YOUR GOAL: Transcribe the whole listing without a single picture.

RECORDED INFORMATION:
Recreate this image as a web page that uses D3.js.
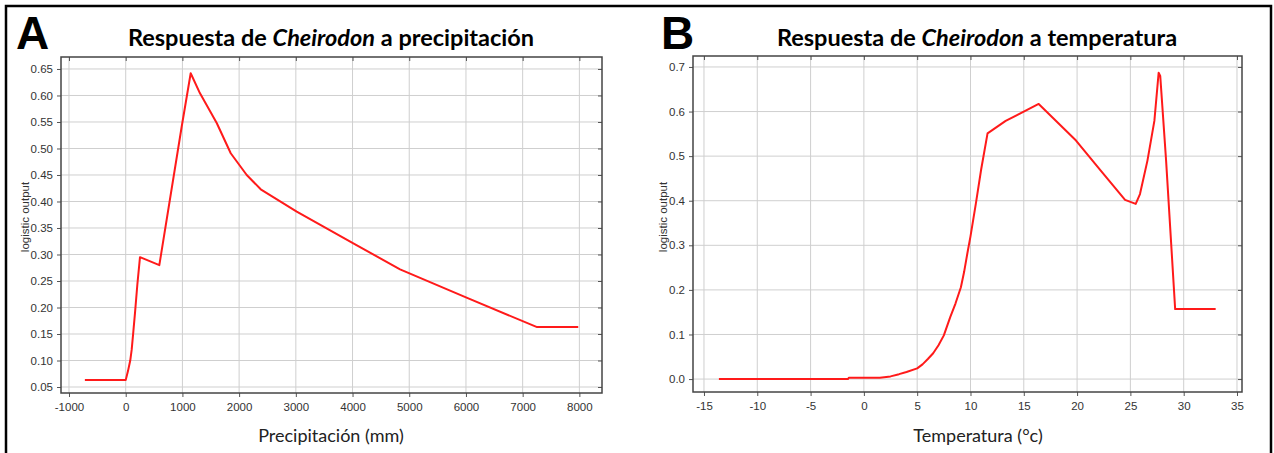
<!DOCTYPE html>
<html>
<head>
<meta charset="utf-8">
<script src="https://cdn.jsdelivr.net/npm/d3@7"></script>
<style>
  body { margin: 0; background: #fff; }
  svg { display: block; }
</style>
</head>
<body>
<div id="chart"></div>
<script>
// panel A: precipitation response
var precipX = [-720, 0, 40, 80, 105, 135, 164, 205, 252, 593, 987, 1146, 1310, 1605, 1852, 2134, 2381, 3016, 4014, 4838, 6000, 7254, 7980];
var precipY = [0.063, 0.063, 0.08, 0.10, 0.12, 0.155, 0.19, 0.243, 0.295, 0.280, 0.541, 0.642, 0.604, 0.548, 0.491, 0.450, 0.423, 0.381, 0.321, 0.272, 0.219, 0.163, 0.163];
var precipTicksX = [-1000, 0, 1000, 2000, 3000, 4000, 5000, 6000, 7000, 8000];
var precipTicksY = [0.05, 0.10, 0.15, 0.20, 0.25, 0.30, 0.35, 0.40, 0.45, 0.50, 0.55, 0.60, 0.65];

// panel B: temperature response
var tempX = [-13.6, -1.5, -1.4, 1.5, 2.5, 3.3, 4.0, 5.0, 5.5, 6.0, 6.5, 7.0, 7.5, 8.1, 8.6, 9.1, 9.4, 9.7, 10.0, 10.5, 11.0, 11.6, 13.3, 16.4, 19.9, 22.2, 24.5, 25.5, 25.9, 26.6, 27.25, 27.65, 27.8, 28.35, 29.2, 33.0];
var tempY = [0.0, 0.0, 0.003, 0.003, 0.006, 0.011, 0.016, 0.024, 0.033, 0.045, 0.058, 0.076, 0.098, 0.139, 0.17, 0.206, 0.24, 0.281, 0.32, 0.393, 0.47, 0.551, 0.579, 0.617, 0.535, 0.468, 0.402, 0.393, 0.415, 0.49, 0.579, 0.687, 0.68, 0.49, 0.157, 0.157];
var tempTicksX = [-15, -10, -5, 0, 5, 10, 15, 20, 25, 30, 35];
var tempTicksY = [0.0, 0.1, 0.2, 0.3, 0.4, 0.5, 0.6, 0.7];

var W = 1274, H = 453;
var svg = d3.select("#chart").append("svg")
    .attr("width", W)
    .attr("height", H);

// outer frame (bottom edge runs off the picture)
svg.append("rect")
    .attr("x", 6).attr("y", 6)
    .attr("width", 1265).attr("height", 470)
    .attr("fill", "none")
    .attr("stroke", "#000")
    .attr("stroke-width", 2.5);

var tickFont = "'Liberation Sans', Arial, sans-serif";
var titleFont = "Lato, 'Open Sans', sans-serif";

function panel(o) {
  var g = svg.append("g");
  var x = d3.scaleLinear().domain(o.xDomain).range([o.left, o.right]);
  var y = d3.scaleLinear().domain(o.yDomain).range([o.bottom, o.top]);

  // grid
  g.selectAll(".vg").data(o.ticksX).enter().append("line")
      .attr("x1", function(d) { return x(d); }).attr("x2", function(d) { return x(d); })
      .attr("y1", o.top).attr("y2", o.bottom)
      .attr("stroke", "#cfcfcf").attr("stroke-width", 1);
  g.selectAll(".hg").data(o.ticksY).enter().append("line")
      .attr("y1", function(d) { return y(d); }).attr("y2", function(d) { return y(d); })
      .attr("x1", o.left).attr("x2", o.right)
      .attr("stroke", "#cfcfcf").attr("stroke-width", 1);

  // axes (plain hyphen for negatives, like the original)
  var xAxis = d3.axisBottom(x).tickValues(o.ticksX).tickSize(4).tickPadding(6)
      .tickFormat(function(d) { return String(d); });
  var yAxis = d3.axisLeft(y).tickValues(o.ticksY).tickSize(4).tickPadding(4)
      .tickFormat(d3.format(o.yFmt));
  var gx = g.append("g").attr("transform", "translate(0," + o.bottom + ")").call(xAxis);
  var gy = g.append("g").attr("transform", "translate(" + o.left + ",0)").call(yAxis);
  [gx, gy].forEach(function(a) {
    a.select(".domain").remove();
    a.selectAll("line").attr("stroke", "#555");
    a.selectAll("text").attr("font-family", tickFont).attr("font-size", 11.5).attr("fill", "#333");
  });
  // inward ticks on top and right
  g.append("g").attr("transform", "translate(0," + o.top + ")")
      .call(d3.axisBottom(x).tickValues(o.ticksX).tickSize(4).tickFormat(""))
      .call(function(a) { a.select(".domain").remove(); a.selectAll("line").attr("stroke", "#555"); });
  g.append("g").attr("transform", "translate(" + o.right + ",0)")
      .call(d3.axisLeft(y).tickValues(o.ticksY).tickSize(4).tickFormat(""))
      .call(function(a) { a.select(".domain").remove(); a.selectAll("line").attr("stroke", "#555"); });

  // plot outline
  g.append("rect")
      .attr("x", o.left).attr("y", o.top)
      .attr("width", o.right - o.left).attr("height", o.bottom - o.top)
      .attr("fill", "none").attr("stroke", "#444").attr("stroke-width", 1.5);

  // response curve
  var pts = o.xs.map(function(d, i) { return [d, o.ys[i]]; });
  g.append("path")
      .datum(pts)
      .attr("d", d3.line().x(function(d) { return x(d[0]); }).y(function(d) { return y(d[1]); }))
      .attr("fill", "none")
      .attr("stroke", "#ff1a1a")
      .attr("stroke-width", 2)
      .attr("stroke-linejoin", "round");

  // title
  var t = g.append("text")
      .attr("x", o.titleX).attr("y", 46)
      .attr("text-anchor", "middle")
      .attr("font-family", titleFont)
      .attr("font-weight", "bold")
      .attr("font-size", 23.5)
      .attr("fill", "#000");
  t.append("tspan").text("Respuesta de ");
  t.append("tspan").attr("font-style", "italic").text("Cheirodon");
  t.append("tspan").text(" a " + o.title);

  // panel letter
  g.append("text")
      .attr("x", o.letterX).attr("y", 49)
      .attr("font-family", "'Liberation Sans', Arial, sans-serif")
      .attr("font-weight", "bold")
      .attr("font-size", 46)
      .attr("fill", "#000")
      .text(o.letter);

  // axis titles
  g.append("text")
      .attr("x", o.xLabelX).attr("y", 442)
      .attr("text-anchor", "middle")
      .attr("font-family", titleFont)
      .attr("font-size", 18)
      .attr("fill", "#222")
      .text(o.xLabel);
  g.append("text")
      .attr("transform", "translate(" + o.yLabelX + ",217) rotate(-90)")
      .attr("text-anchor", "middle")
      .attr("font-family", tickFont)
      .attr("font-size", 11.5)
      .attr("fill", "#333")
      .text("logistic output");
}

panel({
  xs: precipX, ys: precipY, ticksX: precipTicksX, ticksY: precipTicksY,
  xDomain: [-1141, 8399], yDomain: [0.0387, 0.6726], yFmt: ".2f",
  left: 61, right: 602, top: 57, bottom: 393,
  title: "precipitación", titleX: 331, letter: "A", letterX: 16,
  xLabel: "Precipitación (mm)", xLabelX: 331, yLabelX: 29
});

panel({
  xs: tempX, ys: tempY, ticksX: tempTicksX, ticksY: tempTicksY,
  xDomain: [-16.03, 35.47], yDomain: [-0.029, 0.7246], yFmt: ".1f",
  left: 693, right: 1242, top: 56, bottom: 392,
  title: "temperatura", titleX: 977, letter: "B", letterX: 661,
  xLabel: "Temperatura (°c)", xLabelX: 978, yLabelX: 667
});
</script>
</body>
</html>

ANSWER:
Recreate this image as a web page that uses D3.js.
<!DOCTYPE html>
<html>
<head>
<meta charset="utf-8">
<script src="https://cdn.jsdelivr.net/npm/d3@7"></script>
<style>
  body { margin: 0; background: #fff; }
  svg { display: block; }
</style>
</head>
<body>
<div id="chart"></div>
<script>
// panel A: precipitation response
var precipX = [-720, 0, 40, 80, 105, 135, 164, 205, 252, 593, 987, 1146, 1310, 1605, 1852, 2134, 2381, 3016, 4014, 4838, 6000, 7254, 7980];
var precipY = [0.063, 0.063, 0.08, 0.10, 0.12, 0.155, 0.19, 0.243, 0.295, 0.280, 0.541, 0.642, 0.604, 0.548, 0.491, 0.450, 0.423, 0.381, 0.321, 0.272, 0.219, 0.163, 0.163];
var precipTicksX = [-1000, 0, 1000, 2000, 3000, 4000, 5000, 6000, 7000, 8000];
var precipTicksY = [0.05, 0.10, 0.15, 0.20, 0.25, 0.30, 0.35, 0.40, 0.45, 0.50, 0.55, 0.60, 0.65];

// panel B: temperature response
var tempX = [-13.6, -1.5, -1.4, 1.5, 2.5, 3.3, 4.0, 5.0, 5.5, 6.0, 6.5, 7.0, 7.5, 8.1, 8.6, 9.1, 9.4, 9.7, 10.0, 10.5, 11.0, 11.6, 13.3, 16.4, 19.9, 22.2, 24.5, 25.5, 25.9, 26.6, 27.25, 27.65, 27.8, 28.35, 29.2, 33.0];
var tempY = [0.0, 0.0, 0.003, 0.003, 0.006, 0.011, 0.016, 0.024, 0.033, 0.045, 0.058, 0.076, 0.098, 0.139, 0.17, 0.206, 0.24, 0.281, 0.32, 0.393, 0.47, 0.551, 0.579, 0.617, 0.535, 0.468, 0.402, 0.393, 0.415, 0.49, 0.579, 0.687, 0.68, 0.49, 0.157, 0.157];
var tempTicksX = [-15, -10, -5, 0, 5, 10, 15, 20, 25, 30, 35];
var tempTicksY = [0.0, 0.1, 0.2, 0.3, 0.4, 0.5, 0.6, 0.7];

var W = 1274, H = 453;
var svg = d3.select("#chart").append("svg")
    .attr("width", W)
    .attr("height", H);

// outer frame (bottom edge runs off the picture)
svg.append("rect")
    .attr("x", 6).attr("y", 6)
    .attr("width", 1265).attr("height", 470)
    .attr("fill", "none")
    .attr("stroke", "#000")
    .attr("stroke-width", 2.5);

var tickFont = "'Liberation Sans', Arial, sans-serif";
var titleFont = "Lato, 'Open Sans', sans-serif";

function panel(o) {
  var g = svg.append("g");
  var x = d3.scaleLinear().domain(o.xDomain).range([o.left, o.right]);
  var y = d3.scaleLinear().domain(o.yDomain).range([o.bottom, o.top]);

  // grid
  g.selectAll(".vg").data(o.ticksX).enter().append("line")
      .attr("x1", function(d) { return x(d); }).attr("x2", function(d) { return x(d); })
      .attr("y1", o.top).attr("y2", o.bottom)
      .attr("stroke", "#cfcfcf").attr("stroke-width", 1);
  g.selectAll(".hg").data(o.ticksY).enter().append("line")
      .attr("y1", function(d) { return y(d); }).attr("y2", function(d) { return y(d); })
      .attr("x1", o.left).attr("x2", o.right)
      .attr("stroke", "#cfcfcf").attr("stroke-width", 1);

  // axes (plain hyphen for negatives, like the original)
  var xAxis = d3.axisBottom(x).tickValues(o.ticksX).tickSize(4).tickPadding(6)
      .tickFormat(function(d) { return String(d); });
  var yAxis = d3.axisLeft(y).tickValues(o.ticksY).tickSize(4).tickPadding(4)
      .tickFormat(d3.format(o.yFmt));
  var gx = g.append("g").attr("transform", "translate(0," + o.bottom + ")").call(xAxis);
  var gy = g.append("g").attr("transform", "translate(" + o.left + ",0)").call(yAxis);
  [gx, gy].forEach(function(a) {
    a.select(".domain").remove();
    a.selectAll("line").attr("stroke", "#555");
    a.selectAll("text").attr("font-family", tickFont).attr("font-size", 11.5).attr("fill", "#333");
  });
  // inward ticks on top and right
  g.append("g").attr("transform", "translate(0," + o.top + ")")
      .call(d3.axisBottom(x).tickValues(o.ticksX).tickSize(4).tickFormat(""))
      .call(function(a) { a.select(".domain").remove(); a.selectAll("line").attr("stroke", "#555"); });
  g.append("g").attr("transform", "translate(" + o.right + ",0)")
      .call(d3.axisLeft(y).tickValues(o.ticksY).tickSize(4).tickFormat(""))
      .call(function(a) { a.select(".domain").remove(); a.selectAll("line").attr("stroke", "#555"); });

  // plot outline
  g.append("rect")
      .attr("x", o.left).attr("y", o.top)
      .attr("width", o.right - o.left).attr("height", o.bottom - o.top)
      .attr("fill", "none").attr("stroke", "#444").attr("stroke-width", 1.5);

  // response curve
  var pts = o.xs.map(function(d, i) { return [d, o.ys[i]]; });
  g.append("path")
      .datum(pts)
      .attr("d", d3.line().x(function(d) { return x(d[0]); }).y(function(d) { return y(d[1]); }))
      .attr("fill", "none")
      .attr("stroke", "#ff1a1a")
      .attr("stroke-width", 2)
      .attr("stroke-linejoin", "round");

  // title
  var t = g.append("text")
      .attr("x", o.titleX).attr("y", 46)
      .attr("text-anchor", "middle")
      .attr("font-family", titleFont)
      .attr("font-weight", "bold")
      .attr("font-size", 23.5)
      .attr("fill", "#000");
  t.append("tspan").text("Respuesta de ");
  t.append("tspan").attr("font-style", "italic").text("Cheirodon");
  t.append("tspan").text(" a " + o.title);

  // panel letter
  g.append("text")
      .attr("x", o.letterX).attr("y", 49)
      .attr("font-family", "'Liberation Sans', Arial, sans-serif")
      .attr("font-weight", "bold")
      .attr("font-size", 46)
      .attr("fill", "#000")
      .text(o.letter);

  // axis titles
  g.append("text")
      .attr("x", o.xLabelX).attr("y", 442)
      .attr("text-anchor", "middle")
      .attr("font-family", titleFont)
      .attr("font-size", 18)
      .attr("fill", "#222")
      .text(o.xLabel);
  g.append("text")
      .attr("transform", "translate(" + o.yLabelX + ",217) rotate(-90)")
      .attr("text-anchor", "middle")
      .attr("font-family", tickFont)
      .attr("font-size", 11.5)
      .attr("fill", "#333")
      .text("logistic output");
}

panel({
  xs: precipX, ys: precipY, ticksX: precipTicksX, ticksY: precipTicksY,
  xDomain: [-1141, 8399], yDomain: [0.0387, 0.6726], yFmt: ".2f",
  left: 61, right: 602, top: 57, bottom: 393,
  title: "precipitación", titleX: 331, letter: "A", letterX: 16,
  xLabel: "Precipitación (mm)", xLabelX: 331, yLabelX: 29
});

panel({
  xs: tempX, ys: tempY, ticksX: tempTicksX, ticksY: tempTicksY,
  xDomain: [-16.03, 35.47], yDomain: [-0.029, 0.7246], yFmt: ".1f",
  left: 693, right: 1242, top: 56, bottom: 392,
  title: "temperatura", titleX: 977, letter: "B", letterX: 661,
  xLabel: "Temperatura (°c)", xLabelX: 978, yLabelX: 667
});
</script>
</body>
</html>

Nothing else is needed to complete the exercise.